Bug #6602
closed[Workbench] Pipeline components tab preloads all tasks; times out for jobs with many tasks
100%
Description
The bug¶
app/views/pipeline_instances/_show_components_running.html.erb
includes the line tasks = JobTask.filter([['job_uuid', 'in', job_uuids]]).results
. For jobs that create many tasks, this will take a while to execute. Because this renders automatically as part of showing a pipeline instance, In the worst case, it can take so long that a browser or front-end proxy gives up waiting for Workbench to render a pipeline instance page.

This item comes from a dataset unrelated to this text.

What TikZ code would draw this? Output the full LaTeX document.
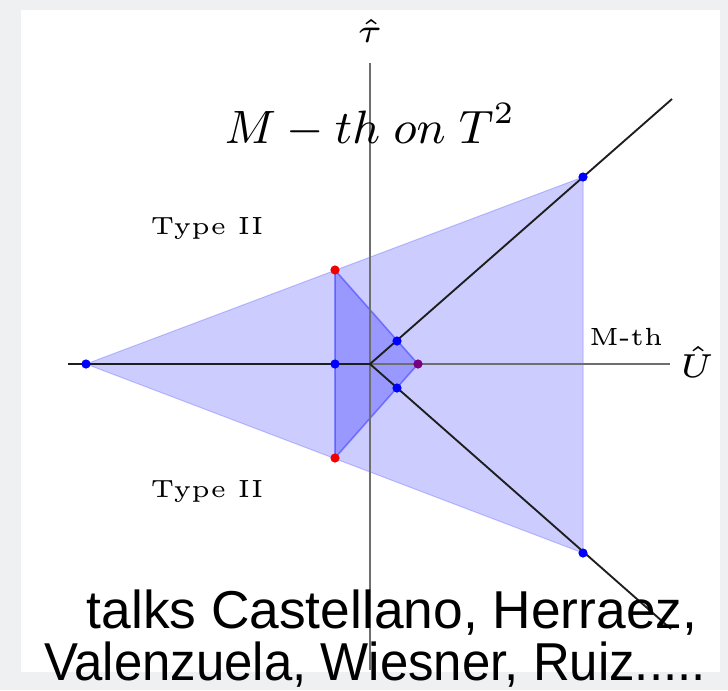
\documentclass[tikz,border=0pt]{standalone}
\usepackage{graphicx}
\usepackage{fontspec}
\newfontfamily\talkfont{Liberation Sans}

\tikzset{every picture/.style={line width=0.75pt}}
\tikzset{
  axisline/.style={draw={rgb, 255:red, 110; green, 110; blue, 110 }, line width=1.1},
  rayline/.style={draw={rgb, 255:red, 30; green, 30; blue, 30 }, line width=1.4},
  bluedot/.style={fill={rgb, 255:red, 0; green, 0; blue, 255 }},
  reddot/.style={fill={rgb, 255:red, 240; green, 0; blue, 0 }},
  mixdot/.style={fill={rgb, 255:red, 120; green, 0; blue, 128 }},
  smalllabel/.style={inner sep=0pt, font=\fontsize{5}{6}\selectfont},
  titlelabel/.style={inner sep=0pt, font=\fontsize{9}{10}\selectfont},
  talktext/.style={anchor=base, inner sep=0pt, font=\talkfont\fontsize{40}{46}\selectfont},
}

\begin{document}
\begin{tikzpicture}[x=0.75pt,y=0.75pt,yscale=-1,xscale=1]
%background and page
\fill [fill={rgb, 255:red, 239; green, 240; blue, 242 }] (0,0) rectangle (728,690) ;
\fill [white] (21,10) rectangle (720,672) ;
\useasboundingbox (0,0) rectangle (728,690) ;

%points
\coordinate (O) at (370,364) ;
\coordinate (ax-l) at (68,364) ;
\coordinate (ax-r) at (670,364) ;
\coordinate (ax-t) at (370,63) ;
\coordinate (ax-b) at (370,670) ;
\coordinate (ray-up) at (672,99) ;
\coordinate (ray-dn) at (671,629) ;
\coordinate (tip) at (86,364) ;
\coordinate (big-up) at (583,177) ;
\coordinate (big-dn) at (583,553) ;
\coordinate (red-up) at (335,270) ;
\coordinate (red-dn) at (335,458) ;
\coordinate (mid) at (335,364) ;
\coordinate (sm-up) at (397,341) ;
\coordinate (sm-dn) at (397,388) ;
\coordinate (mth) at (418,364) ;

%Shape: big triangle
\draw [draw={rgb, 255:red, 0; green, 0; blue, 255 }, draw opacity=0.2, fill={rgb, 255:red, 0; green, 0; blue, 255 }, fill opacity=0.2] (tip) -- (big-up) -- (big-dn) -- cycle ;
%Shape: small triangle
\draw [draw={rgb, 255:red, 0; green, 0; blue, 255 }, draw opacity=0.35, line width=1.2, fill={rgb, 255:red, 0; green, 0; blue, 255 }, fill opacity=0.25] (red-up) -- (mth) -- (red-dn) -- cycle ;

%Straight Lines: axes
\draw [axisline] (ax-l) -- (ax-r) ;
\draw [axisline] (ax-t) -- (ax-b) ;
%Straight Lines: rays
\draw [rayline] (ax-l) -- (O) ;
\draw [rayline] (O) -- (ray-up) ;
\draw [rayline] (O) -- (ray-dn) ;

%Shape: dots
\foreach \p in {tip,big-up,big-dn,mid,sm-up,sm-dn} {
  \fill [bluedot] (\p) circle (4.6) ;
}
\fill [reddot] (red-up) circle (4.6) ;
\fill [reddot] (red-dn) circle (4.6) ;
\fill [mixdot] (mth) circle (4.6) ;

% Text Node
\node (tau) at (370,31) [smalllabel] {\scalebox{5}{$\hat{\tau}$}};
% Text Node
\node (uhat) at (697,362) [smalllabel] {\scalebox{5}{$\hat{U}$}};
% Text Node
\node (title) at (370,126) [titlelabel] {\scalebox{3.9}{$M - th\; on\; T^{2}$}};
% Text Node
\node (t2a) at (207,229) [smalllabel] {\scalebox{3.73}{Type II}};
% Text Node
\node (t2b) at (207,492) [smalllabel] {\scalebox{3.73}{Type II}};
% Text Node
\node (mlabel) at (626,337) [smalllabel] {\scalebox{3.73}{M-th}};
% Text Node
\node (talks1) at (392,628) [talktext] {talks Castellano, Herraez,};
% Text Node
\node (talks2) at (375,680) [talktext] {\scalebox{0.955}[1]{Valenzuela, Wiesner, Ruiz.....}};

\end{tikzpicture}
\end{document}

It's important that having many tasks not prevent the page from loading. There are lots of possible solutions; the engineering team can specify one together.
The fix¶
We fetch these tasks to display "node-slot time," as described by Tom in comments below. This is not a very useful metric for users. Stop displaying it, and instead display "node allocation time." This matches less closely to compute resources used, but more closely to the real costs of running the job (since Crunch reserves entire nodes, and most environments bill on a node-hour basis).
Given a job record job_rec
, the formula to compute node reservation time in seconds is approximately:
(job_rec[:runtime_constraints]["min_nodes"] || 1) * (job_rec[:finished_at] - job_rec[:started_at])
(The right parentheses needs to provide the number of seconds the job ran. You may need to do a little transformation on the finished_at and started_at, or the result of the subtraction, to get that.)
Update the Workbench view to make sure this time is accurately described as the amount of time that nodes were allocated to run the job.
To be very clear, a functional requirement of this story is that Workbench must not fetch any job tasks to render the pipeline components tab.